--- WHAT TO PRODUCE ---
Keep only the lines that hold the string "code", filtering out the rest of the entries below.

--- RECORD EXCERPTS ---
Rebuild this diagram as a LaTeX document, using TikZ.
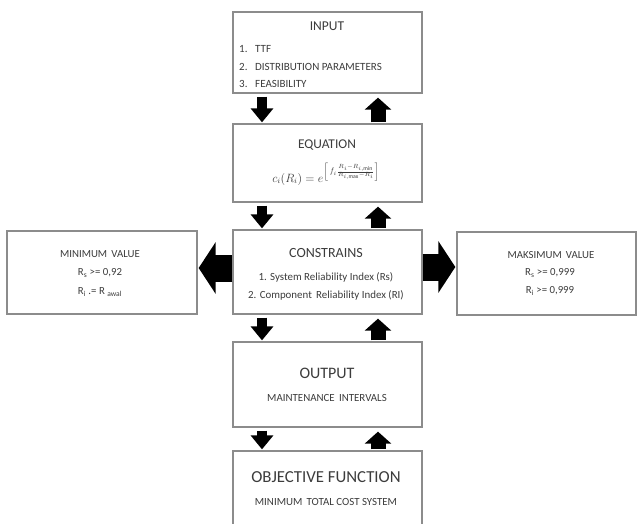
\documentclass[tikz,border=0pt]{standalone}
\usepackage{fontspec}
\setmainfont{Carlito}
\usetikzlibrary{arrows.meta,calc}
\definecolor{txt}{HTML}{3C3C3C}
\definecolor{edge}{HTML}{8C8C8C}
\tikzset{
  box/.style={draw=edge, line width=1.3pt, fill=white, inner sep=0pt},
  lbl/.style={text=txt, inner sep=0pt, font=\fontsize{#1}{#1}\selectfont},
  lbl/.default=11,
  downarrow/.style={line width=10pt, -{Triangle[width=22pt,length=14pt]}},
  uparrow/.style={line width=15pt, -{Triangle[width=26pt,length=12pt]}},
  sidearrow/.style={line width=27pt, -{Triangle[width=51pt,length=17pt]}},
}
\begin{document}
\begin{tikzpicture}[x=1pt,y=-1pt]
\clip (0,0) rectangle (638,523);
\fill[white] (0,0) rectangle (638,523);

% boxes of the central column
\node[box, minimum width=189pt, minimum height=81pt] (input) at (327.5,52.5) {};
\node[box, minimum width=189pt, minimum height=78pt] (eq)    at (327.5,163) {};
\node[box, minimum width=189pt, minimum height=84pt] (cons)  at (327.5,272) {};
\node[box, minimum width=189pt, minimum height=85pt] (out)   at (327.5,384.5) {};
\node[box, minimum width=189pt, minimum height=95pt] (obj)   at (327.5,498.5) {};
% side boxes
\node[box, minimum width=190pt, minimum height=83pt] (minv)  at (102,272.5) {};
\node[box, minimum width=179pt, minimum height=83pt] (maxv)  at (546.5,273.5) {};

% INPUT
\node[lbl=13.5] (inT) at (327,26) {INPUT};
\node[lbl, anchor=base west] (in1n) at (239,52) {1.};
\node[lbl, anchor=base west] (in1)  at (255,52) {TTF};
\node[lbl, anchor=base west] (in2n) at (239,70) {2.};
\node[lbl, anchor=base west] (in2)  at (255,70) {DISTRIBUTION PARAMETERS};
\node[lbl, anchor=base west] (in3n) at (239,87) {3.};
\node[lbl, anchor=base west] (in3)  at (255,87) {FEASIBILITY};

% EQUATION
\node[lbl=13.4] (eqT) at (327,145) {EQUATION};
\node[lbl=11.5] (eqF) at (326,174)
  {$c_i(R_i) = e^{\left[\, f_i\frac{R_i - R_{i,\min}}{R_{i,\max} - R_i}\right]}$};

% CONSTRAINS
\node[lbl=14] (cT) at (326,253) {CONSTRAINS};
\node[lbl=10.9] (c1) at (326,277) {1. System Reliability Index (Rs)};
\node[lbl=10.9] (c2) at (326,295) {2. Component\, Reliability Index (RI)};

% MINIMUM VALUE
\node[lbl=10.8] (mnT) at (100,254) {MINIMUM\, VALUE};
\node[lbl=10.8] (mn1) at (100,273) {R\textsubscript{s} >= 0,92};
\node[lbl=10.8] (mn2) at (100,292) {R\textsubscript{i} .= R \textsubscript{awal}};

% MAKSIMUM VALUE
\node[lbl=10.8] (mxT) at (551,255) {MAKSIMUM\, VALUE};
\node[lbl=10.8] (mx1) at (550,273) {R\textsubscript{s} >= 0,999};
\node[lbl=10.8] (mx2) at (550,291) {R\textsubscript{i} >= 0,999};

% OUTPUT
\node[lbl=16] (oT) at (327,373) {OUTPUT};
\node[lbl=10.9] (o1) at (327,398) {MAINTENANCE\, INTERVALS};

% OBJECTIVE FUNCTION
\node[lbl=16.8] (fT) at (326,477) {OBJECTIVE FUNCTION};
\node[lbl=10.9] (f1) at (326,502) {MINIMUM\, TOTAL COST SYSTEM};

% block arrows between the boxes
\foreach \a/\b in {input/eq, eq/cons, cons/out, out/obj}{
  \draw[downarrow] ([xshift=-65.5pt,yshift=-3pt]\a.south) -- ([xshift=-65.5pt,yshift=1pt]\b.north);
  \draw[uparrow]   ([xshift=50.5pt,yshift=1pt]\b.north) -- ([xshift=50.5pt,yshift=-4pt]\a.south);
}
\draw[sidearrow] ([yshift=4pt]cons.west) -- ([yshift=4pt, xshift=1pt]minv.east |- cons.west);
\draw[sidearrow] ([yshift=5pt]cons.east) -- ([yshift=5pt, xshift=-1pt]maxv.west |- cons.east);
\end{tikzpicture}
\end{document}
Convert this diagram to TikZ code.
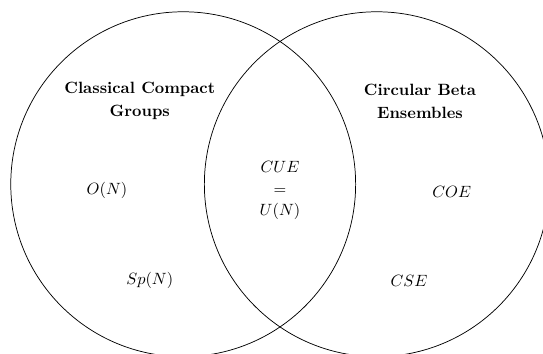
\documentclass[tikz,border=0pt]{standalone}
\begin{document}
\begin{tikzpicture}[x=0.6124pt,y=-0.6124pt,
  settitle/.style={font=\bfseries,align=center,inner sep=0pt},
  setmember/.style={inner sep=0pt},
  vennring/.style={draw=black,line width=0.45pt}]
\useasboundingbox (0,0) rectangle (543,353);
\clip (0,0) rectangle (543,353);
\coordinate (cl) at (183.2,184.2);
\coordinate (cr) at (376.8,184.2);
\draw[vennring] (cl) circle [radius=105.6pt];
\draw[vennring] (cr) circle [radius=105.6pt];
\node[settitle] (ccg) at (139.8,101) {Classical Compact\\[1.8pt]Groups};
\node[settitle] (cbe) at (420,101.5) {Circular Beta\\[1.8pt]Ensembles};
\node[setmember] (on) at (107,190.5) {$O(N)$};
\node[setmember] (spn) at (149.8,280.6) {$Sp(N)$};
\node[setmember,align=center] (cue) at (280,190.5) {$CUE$\\[1.2pt]$=$\\[1.2pt]$U(N)$};
\node[setmember] (coe) at (451.7,192) {$COE$};
\node[setmember] (cse) at (409,281) {$CSE$};
\end{tikzpicture}
\end{document}
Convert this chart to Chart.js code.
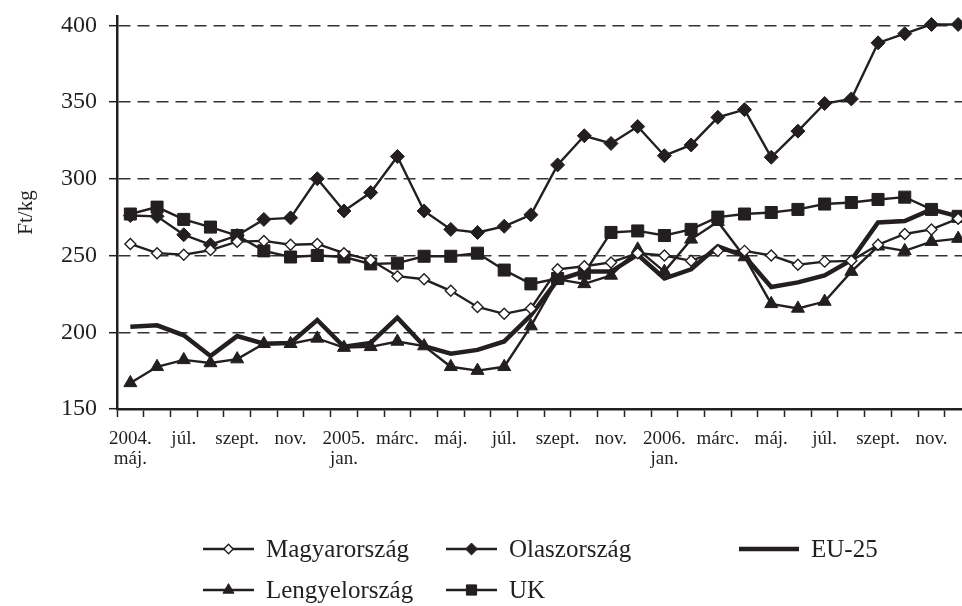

--- ANSWER TO THIS EXERCISE ---
Convert this diagram to TikZ code.
Convert this chart to Chart.js code.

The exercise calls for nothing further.